6/7/2017: Last Gadget Standing, Living in Digital Times

I helped judge and emcee this gadget competition, put on by the same people who did the Mobile Apps Showdown competition at CES. The winning entry was a compact, lightweight augmented-reality visor.

6/7/2017: The big issues we want Apple to address in macOS High Sierra, Yahoo Finance

I started writing this reaction to Apple’s Worldwide Developer Conference on the long flight from San Francisco to Shanghai (you can imagine my delight at having my upgrade clear), then finished it in my hotel room.

6/7/2017: Can an iPad Pro or Surface Pro 4 Tablet Replace Your Laptop?, The Wirecutter

I updated this guide to pro tablets with a review of Samsung’s Android-based Galaxy Tab S3.

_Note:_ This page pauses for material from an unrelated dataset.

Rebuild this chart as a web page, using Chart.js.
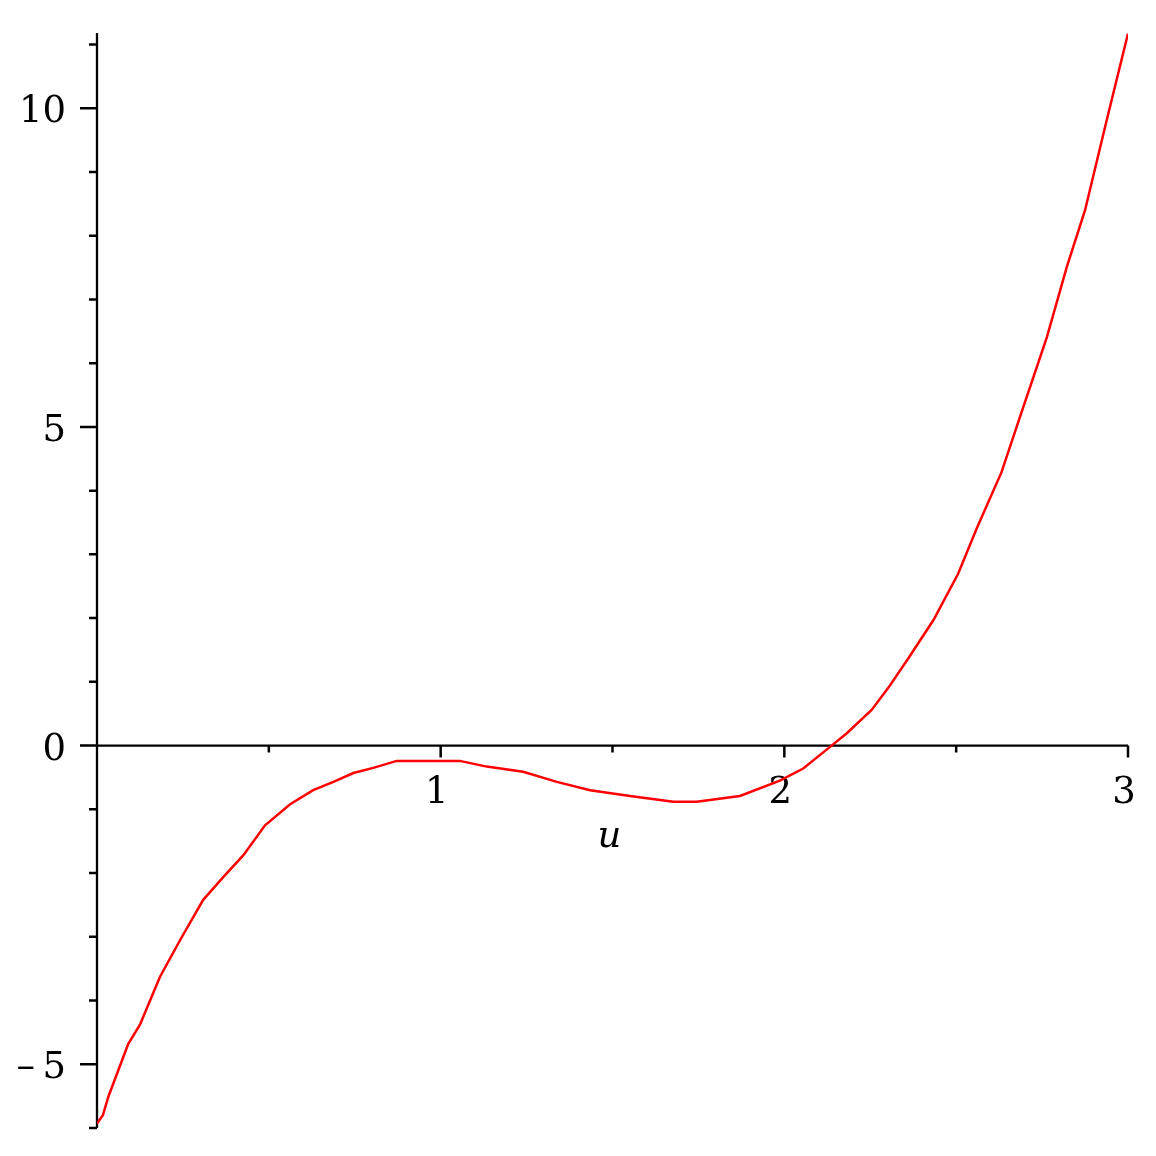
<!DOCTYPE html>
<html>
<head>
<meta charset="utf-8">
<title>u plot</title>
<script src="https://cdn.jsdelivr.net/npm/chart.js@4/dist/chart.umd.min.js"></script>
<style>
  html, body { margin: 0; padding: 0; background: #ffffff; }
  #box { width: 1156px; height: 1156px; }
</style>
</head>
<body>
<div id="box"><canvas id="myChart" width="1156" height="1156"></canvas></div>
<script>
const ctx = document.querySelector('#myChart');

// curve samples
const uValues = [
  0.0, 0.017, 0.033, 0.091, 0.125, 0.183, 0.242, 0.309, 0.368, 0.426,
  0.489, 0.562, 0.629, 0.688, 0.746, 0.804, 0.872, 1.056, 1.134, 1.240,
  1.338, 1.435, 1.551, 1.677, 1.745, 1.871, 1.987, 2.055, 2.133, 2.181,
  2.254, 2.303, 2.361, 2.434, 2.506, 2.560, 2.632, 2.684, 2.764, 2.822,
  2.875, 2.938, 3.0,
];
const fValues = [
  -5.93, -5.80, -5.51, -4.68, -4.38, -3.63, -3.05, -2.42, -2.06, -1.72,
  -1.25, -0.92, -0.70, -0.57, -0.43, -0.35, -0.24, -0.24, -0.33, -0.41,
  -0.57, -0.70, -0.79, -0.88, -0.88, -0.79, -0.55, -0.36, -0.02, 0.19,
  0.56, 0.91, 1.37, 1.97, 2.70, 3.41, 4.29, 5.13, 6.41, 7.51,
  8.40, 9.81, 11.17,
];

const xMajorTicks = [1, 2, 3];
const xMinorTicks = [0.5, 1.5, 2.5];
const xTickLabels = ['1', '2', '3'];
const yMajorTicks = [-5, 0, 5, 10];
const yMinorTicks = [-6, -4, -3, -2, -1, 1, 2, 3, 4, 6, 7, 8, 9, 11];
const yTickLabels = ['\u2013\u20095', '0', '5', '10'];
const X_TITLE = 'u';

const X_MIN = 0;
const X_MAX = 3;
const Y_MIN = -6;
const Y_MAX = 11.18;

const COLOR_CURVE = '#ff0000';
const COLOR_AXIS = '#000000';
const FONT_TICKS = '37px "DejaVu Serif"';
const FONT_TITLE = 'italic 37px "DejaVu Serif"';

/**
 * Draws the axes through the origin, the ticks and their labels.
 */
const axesPlugin = {
  id: 'mapleAxes',
  beforeDatasetsDraw(chart) {
    const c = chart.ctx;
    const xs = chart.scales.x;
    const ys = chart.scales.y;
    const x0 = xs.getPixelForValue(0);
    const y0 = ys.getPixelForValue(0);

    c.save();
    c.strokeStyle = COLOR_AXIS;
    c.fillStyle = COLOR_AXIS;
    c.lineWidth = 2.3;
    c.lineCap = 'butt';

    c.beginPath();
    c.moveTo(xs.getPixelForValue(X_MIN), y0);
    c.lineTo(xs.getPixelForValue(X_MAX), y0);
    c.moveTo(x0, ys.getPixelForValue(Y_MAX));
    c.lineTo(x0, ys.getPixelForValue(Y_MIN));
    c.stroke();

    c.lineWidth = 2.5;
    c.beginPath();
    xMajorTicks.forEach((v) => {
      const px = xs.getPixelForValue(v);
      c.moveTo(px, y0);
      c.lineTo(px, y0 + 12);
    });
    xMinorTicks.forEach((v) => {
      const px = xs.getPixelForValue(v);
      c.moveTo(px, y0);
      c.lineTo(px, y0 + 7);
    });
    yMajorTicks.forEach((v) => {
      const py = ys.getPixelForValue(v);
      c.moveTo(x0, py);
      c.lineTo(x0 - 17, py);
    });
    yMinorTicks.forEach((v) => {
      const py = ys.getPixelForValue(v);
      c.moveTo(x0, py);
      c.lineTo(x0 - 8, py);
    });
    c.stroke();

    c.font = FONT_TICKS;
    c.textBaseline = 'alphabetic';
    c.textAlign = 'center';
    xMajorTicks.forEach((v, i) => {
      c.fillText(xTickLabels[i], xs.getPixelForValue(v) - 4, y0 + 57);
    });
    c.textAlign = 'right';
    yMajorTicks.forEach((v, i) => {
      c.fillText(yTickLabels[i], x0 - 31, ys.getPixelForValue(v) + 14);
    });

    c.font = FONT_TITLE;
    c.textAlign = 'center';
    c.fillText(X_TITLE, xs.getPixelForValue(1.5) - 3, y0 + 101);
    c.restore();
  },
};

/**
 * Configures the line chart.
 * @return {Object} chart configuration.
 */
function getChartConfiguration() {
  return {
    type: 'line',
    data: {
      datasets: [
        {
          data: uValues.map((u, i) => ({x: u, y: fValues[i]})),
          borderColor: COLOR_CURVE,
          borderWidth: 2.5,
          pointRadius: 0,
          tension: 0,
          fill: false,
        },
      ],
    },
    options: {
      responsive: false,
      animation: false,
      layout: {
        padding: {left: 97, right: 28, top: 33, bottom: 28},
      },
      plugins: {
        legend: {display: false},
        tooltip: {enabled: false},
      },
      scales: {
        x: {type: 'linear', min: X_MIN, max: X_MAX, display: false},
        y: {type: 'linear', min: Y_MIN, max: Y_MAX, display: false},
      },
    },
    plugins: [axesPlugin],
  };
}

new Chart(ctx, getChartConfiguration());
</script>
</body>
</html>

6/8/2017: America has slower LTE wireless than Canada or Mexico, Yahoo Finance

I should have also written this on the same schedule as the WWDC post, but I severely underestimated how the 12-hour time-zone gap would bog down the usual editorial back-and-forth.

6/8/2017: IT Modernization Under Trump: Clear Goals, but Funding Worries Linger, FedTech Magazine

I departed from my usual consumer focus to write this post about how federal IT managers are approaching the Trump administration’s ambitions to modernize government computing.

6/11/2017: CES Asia shows where consumer tech is heading in one of its dominant markets, Yahoo Finance

This post has some light moments, but the overall point is not: China’s customers won’t wait for foreign companies to show up to meet their needs. That’s already leading to some interesting dynamics in markets like smart homes in which the usual U.S. tech giants mostly stand offstage.

Updated 6/17 to remove a mention of a Washingtonian story that only featured a photo of me. Who was I kidding to link to something that doesn’t feature any actual input from me? Updated again 6/27 to add the Wirecutter update that I completely missed. I’m blaming all this catchup work on jet lag.